- Genres: Khayal, Bhajans, Thumris
- Occupation: Hindustani classical vocalist of the Jaipur-Atrauli Gharana
- Instrument: Vocals

= Gulubhai Jasdanwalla =

Gulubhai Jasdanwalla was a Hindustani Classical vocalist of the Jaipur-Atrauli Gharana and one of the foremost disciples of Gharana founder Utd. Alladiya Khan.

==Background==
From a entrepreneurial family, Gulubhai Jasdanwalla was a race horse breeder and a collector of Raags and compositions signature of the Jaipur-Atrauli Gharana. He was a successful importer-exporter in Mumbai.

==Musical career==
Utd. Manji Khan taught him the Jaipur-Atrauli Gayaki until his death in 1937, at which point his father Utd. Alladiya Khan continued.
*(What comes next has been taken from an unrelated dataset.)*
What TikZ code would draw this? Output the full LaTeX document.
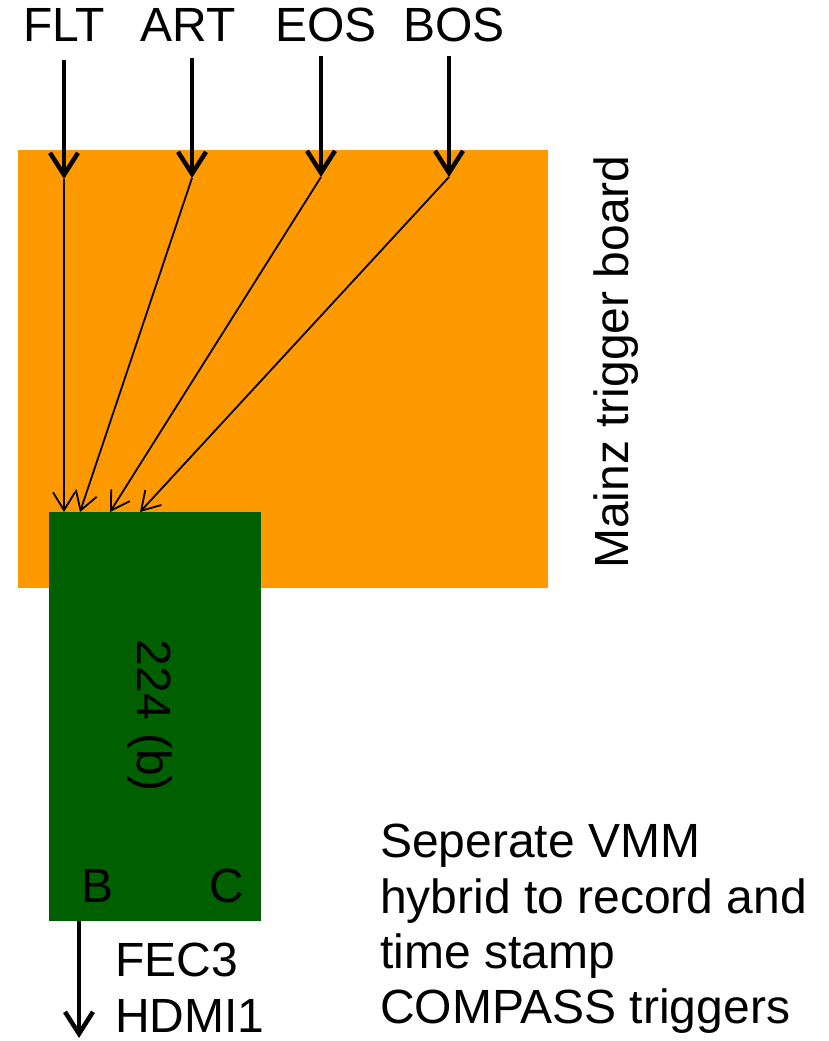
\documentclass[tikz,border=0pt]{standalone}
\usepackage{fontspec}
\setmainfont{Liberation Sans}
\usetikzlibrary{arrows.meta}
\definecolor{boardorange}{RGB}{255,153,0}
\definecolor{hybgreen}{RGB}{0,96,0}
\begin{document}
\begin{tikzpicture}[x=1pt,y=-1pt,
  lbl/.style={font=\fontsize{48}{56}\selectfont, inner sep=0pt},
  thickarr/.style={line width=4.5pt, -{Straight Barb[length=22pt,width=28pt]}},
  thinarr/.style={line width=1.8pt, -{Straight Barb[length=18pt,width=22pt]}}]
\useasboundingbox (0,0) rectangle (828,1041);
% boards
\fill[boardorange] (18,150) rectangle (548,588);
\node[fill=hybgreen, minimum width=212pt, minimum height=409pt, inner sep=0pt, anchor=north west] (hyb) at (49,512) {};
% top labels
\node[lbl, anchor=base] (flt) at (64,42) {FLT};
\node[lbl, anchor=base] (art) at (188,42) {ART};
\node[lbl, anchor=base] (eos) at (326,42) {EOS};
\node[lbl, anchor=base] (bos) at (454,42) {BOS};
% arrow coordinates
\coordinate (s1) at (64,60);  \coordinate (t1) at (64,179);
\coordinate (s2) at (192,58); \coordinate (t2) at (192,178);
\coordinate (s3) at (321,56); \coordinate (t3) at (321,177);
\coordinate (s4) at (449,56); \coordinate (t4) at (449,177);
\coordinate (e1) at (64,512);
\coordinate (e2) at (80,512);
\coordinate (e3) at (110,512);
\coordinate (e4) at (140,512);
\draw[thickarr] (s1) -- (t1);
\draw[thickarr] (s2) -- (t2);
\draw[thickarr] (s3) -- (t3);
\draw[thickarr] (s4) -- (t4);
\draw[thinarr] (t1) -- (e1);
\draw[thinarr] (t2) -- (e2);
\draw[thinarr] (t3) -- (e3);
\draw[thinarr] (t4) -- (e4);
% labels on boards
\node[lbl, rotate=90] (mainz) at (616,362) {Mainz trigger board};
\node[lbl, rotate=-90] (n224) at (150,716) {224 (b)};
\node[lbl, anchor=base] (b) at (98,902) {B};
\node[lbl, anchor=base] (c) at (227,902) {C};
% output
\coordinate (o1) at (79,921);
\coordinate (o2) at (79,1038);
\draw[thickarr] (o1) -- (o2);
\node[lbl, anchor=base west] (fec) at (115,976) {FEC3};
\node[lbl, anchor=base west] (hdmi) at (115,1032) {HDMI1};
% note
\node[lbl, anchor=base west] (n1) at (380,857) {Seperate VMM};
\node[lbl, anchor=base west] (n2) at (380,913) {hybrid to record and};
\node[lbl, anchor=base west] (n3) at (380,968) {time stamp};
\node[lbl, anchor=base west] (n4) at (380,1023) {COMPASS triggers};
\end{tikzpicture}
\end{document}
Because of his financial success, Gulubhai Jasdanwalla was able to dedicate ample time for music and became a skilled musician. Gulubhai Jasdanwalla produced many successful disciples, including Smt. Shruti Sadolikar, and his foremost being Pt. Ratnakar Pai. Recordings of Gulubhai Jasdanwalla's private performances have been kept by friends and colleagues.